• MATERIAL:
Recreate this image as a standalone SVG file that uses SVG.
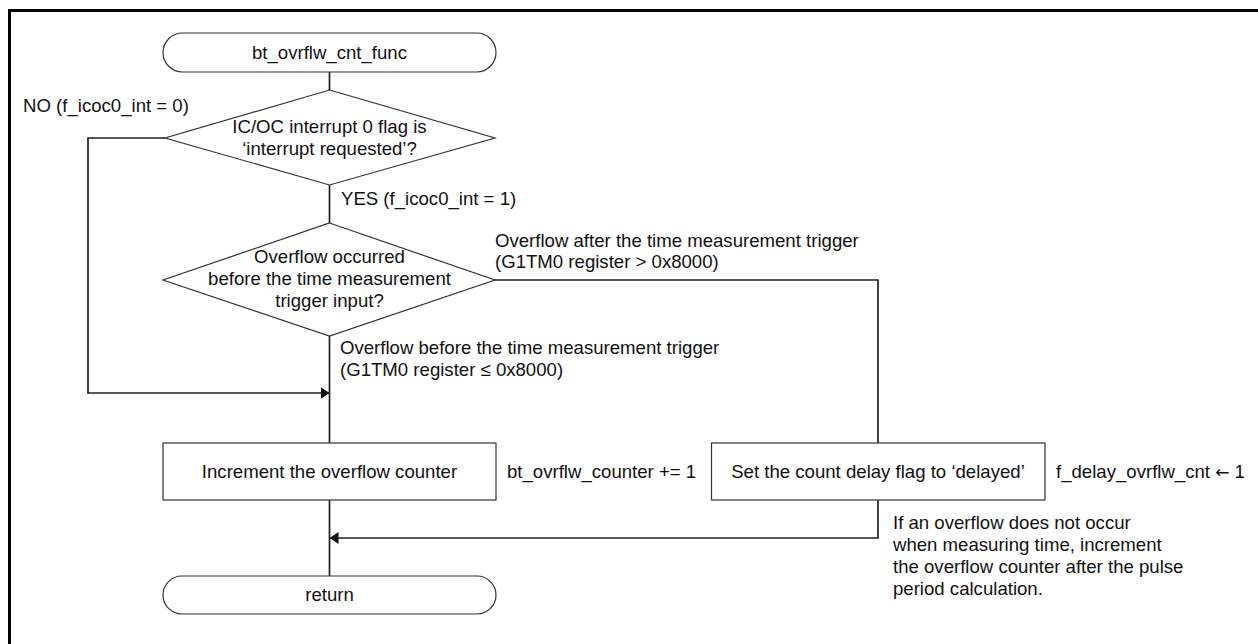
<svg xmlns="http://www.w3.org/2000/svg" width="1258" height="644" viewBox="0 0 1258 644">
<style>
  .shape { fill: #ffffff; stroke: #333333; stroke-width: 1.2; }
  .conn { fill: none; stroke: #222222; stroke-width: 1.7; }
  .frame { fill: none; stroke: #000000; stroke-width: 3; }
  text { font-family: "Liberation Sans", Arial, sans-serif; font-size: 18.6px; fill: #111111; }
  .c { text-anchor: middle; }
  .arr { font-family: "DejaVu Sans", sans-serif; font-size: 17px; }
</style>
<defs>
  <marker id="arrow" viewBox="0 0 9 12" refX="9" refY="6" markerWidth="9" markerHeight="12" markerUnits="userSpaceOnUse" orient="auto">
    <path d="M0,0 L9,6 L0,12 z" fill="#111111"/>
  </marker>
</defs>
<rect width="1258" height="644" fill="#ffffff"/>
<path class="frame" d="M9.5,644 V10.5 H1258"/>

<g id="connectors">
  <line class="conn" x1="329.5" y1="72" x2="329.5" y2="90"/>
  <line class="conn" x1="329.5" y1="185" x2="329.5" y2="223"/>
  <line class="conn" x1="329.5" y1="336" x2="329.5" y2="443"/>
  <path class="conn" d="M165,138 H88 V393 H329.5" marker-end="url(#arrow)"/>
  <path class="conn" d="M495,280 H878 V443"/>
  <line class="conn" x1="329.5" y1="500" x2="329.5" y2="576"/>
  <path class="conn" d="M878,500 V538 H329.5" marker-end="url(#arrow)"/>
</g>

<g id="start">
  <rect class="shape" x="163" y="33" width="333" height="39" rx="19.5" ry="19.5"/>
  <text class="c" x="329.5" y="59">bt_ovrflw_cnt_func</text>
</g>

<g id="decision1">
  <polygon class="shape" points="329.5,90 495,138 329.5,185 165,138"/>
  <text class="c" x="329.5" y="133">IC/OC interrupt 0 flag is</text>
  <text class="c" x="329.5" y="155">‘interrupt requested’?</text>
</g>
<g id="label-no">
  <text x="23" y="112">NO (f_icoc0_int = 0)</text>
</g>
<g id="label-yes">
  <text x="341" y="205">YES (f_icoc0_int = 1)</text>
</g>

<g id="decision2">
  <polygon class="shape" points="329.5,223 495,280 329.5,336 163,280"/>
  <text class="c" x="329.5" y="263">Overflow occurred</text>
  <text class="c" x="329.5" y="285">before the time measurement</text>
  <text class="c" x="329.5" y="307">trigger input?</text>
</g>
<g id="label-after">
  <text x="495" y="246.5">Overflow after the time measurement trigger</text>
  <text x="495" y="268">(G1TM0 register &gt; 0x8000)</text>
</g>
<g id="label-before">
  <text x="340" y="354">Overflow before the time measurement trigger</text>
  <text x="340" y="376">(G1TM0 register ≤ 0x8000)</text>
</g>

<g id="process1">
  <rect class="shape" x="163" y="443" width="333" height="57"/>
  <text class="c" x="329.5" y="478">Increment the overflow counter</text>
</g>
<g id="note1">
  <text x="507" y="478">bt_ovrflw_counter += 1</text>
</g>

<g id="process2">
  <rect class="shape" x="711.5" y="443" width="333.5" height="57"/>
  <text class="c" x="878" y="478">Set the count delay flag to ‘delayed’</text>
</g>
<g id="note2">
  <text x="1056" y="478">f_delay_ovrflw_cnt <tspan class="arr">←</tspan> 1</text>
</g>
<g id="note3">
  <text x="893" y="529">If an overflow does not occur</text>
  <text x="893" y="551">when measuring time, increment</text>
  <text x="893" y="573">the overflow counter after the pulse</text>
  <text x="893" y="595">period calculation.</text>
</g>

<g id="end">
  <rect class="shape" x="163" y="576" width="333" height="38" rx="19" ry="19"/>
  <text class="c" x="329.5" y="601">return</text>
</g>
</svg>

• PROMPT: Omit the pictures, then quote the rest of the material above exactly.

• RESULT OF THE TASK:
Recreate this image as a standalone SVG file that uses SVG.
<svg xmlns="http://www.w3.org/2000/svg" width="1258" height="644" viewBox="0 0 1258 644">
<style>
  .shape { fill: #ffffff; stroke: #333333; stroke-width: 1.2; }
  .conn { fill: none; stroke: #222222; stroke-width: 1.7; }
  .frame { fill: none; stroke: #000000; stroke-width: 3; }
  text { font-family: "Liberation Sans", Arial, sans-serif; font-size: 18.6px; fill: #111111; }
  .c { text-anchor: middle; }
  .arr { font-family: "DejaVu Sans", sans-serif; font-size: 17px; }
</style>
<defs>
  <marker id="arrow" viewBox="0 0 9 12" refX="9" refY="6" markerWidth="9" markerHeight="12" markerUnits="userSpaceOnUse" orient="auto">
    <path d="M0,0 L9,6 L0,12 z" fill="#111111"/>
  </marker>
</defs>
<rect width="1258" height="644" fill="#ffffff"/>
<path class="frame" d="M9.5,644 V10.5 H1258"/>

<g id="connectors">
  <line class="conn" x1="329.5" y1="72" x2="329.5" y2="90"/>
  <line class="conn" x1="329.5" y1="185" x2="329.5" y2="223"/>
  <line class="conn" x1="329.5" y1="336" x2="329.5" y2="443"/>
  <path class="conn" d="M165,138 H88 V393 H329.5" marker-end="url(#arrow)"/>
  <path class="conn" d="M495,280 H878 V443"/>
  <line class="conn" x1="329.5" y1="500" x2="329.5" y2="576"/>
  <path class="conn" d="M878,500 V538 H329.5" marker-end="url(#arrow)"/>
</g>

<g id="start">
  <rect class="shape" x="163" y="33" width="333" height="39" rx="19.5" ry="19.5"/>
  <text class="c" x="329.5" y="59">bt_ovrflw_cnt_func</text>
</g>

<g id="decision1">
  <polygon class="shape" points="329.5,90 495,138 329.5,185 165,138"/>
  <text class="c" x="329.5" y="133">IC/OC interrupt 0 flag is</text>
  <text class="c" x="329.5" y="155">‘interrupt requested’?</text>
</g>
<g id="label-no">
  <text x="23" y="112">NO (f_icoc0_int = 0)</text>
</g>
<g id="label-yes">
  <text x="341" y="205">YES (f_icoc0_int = 1)</text>
</g>

<g id="decision2">
  <polygon class="shape" points="329.5,223 495,280 329.5,336 163,280"/>
  <text class="c" x="329.5" y="263">Overflow occurred</text>
  <text class="c" x="329.5" y="285">before the time measurement</text>
  <text class="c" x="329.5" y="307">trigger input?</text>
</g>
<g id="label-after">
  <text x="495" y="246.5">Overflow after the time measurement trigger</text>
  <text x="495" y="268">(G1TM0 register &gt; 0x8000)</text>
</g>
<g id="label-before">
  <text x="340" y="354">Overflow before the time measurement trigger</text>
  <text x="340" y="376">(G1TM0 register ≤ 0x8000)</text>
</g>

<g id="process1">
  <rect class="shape" x="163" y="443" width="333" height="57"/>
  <text class="c" x="329.5" y="478">Increment the overflow counter</text>
</g>
<g id="note1">
  <text x="507" y="478">bt_ovrflw_counter += 1</text>
</g>

<g id="process2">
  <rect class="shape" x="711.5" y="443" width="333.5" height="57"/>
  <text class="c" x="878" y="478">Set the count delay flag to ‘delayed’</text>
</g>
<g id="note2">
  <text x="1056" y="478">f_delay_ovrflw_cnt <tspan class="arr">←</tspan> 1</text>
</g>
<g id="note3">
  <text x="893" y="529">If an overflow does not occur</text>
  <text x="893" y="551">when measuring time, increment</text>
  <text x="893" y="573">the overflow counter after the pulse</text>
  <text x="893" y="595">period calculation.</text>
</g>

<g id="end">
  <rect class="shape" x="163" y="576" width="333" height="38" rx="19" ry="19"/>
  <text class="c" x="329.5" y="601">return</text>
</g>
</svg>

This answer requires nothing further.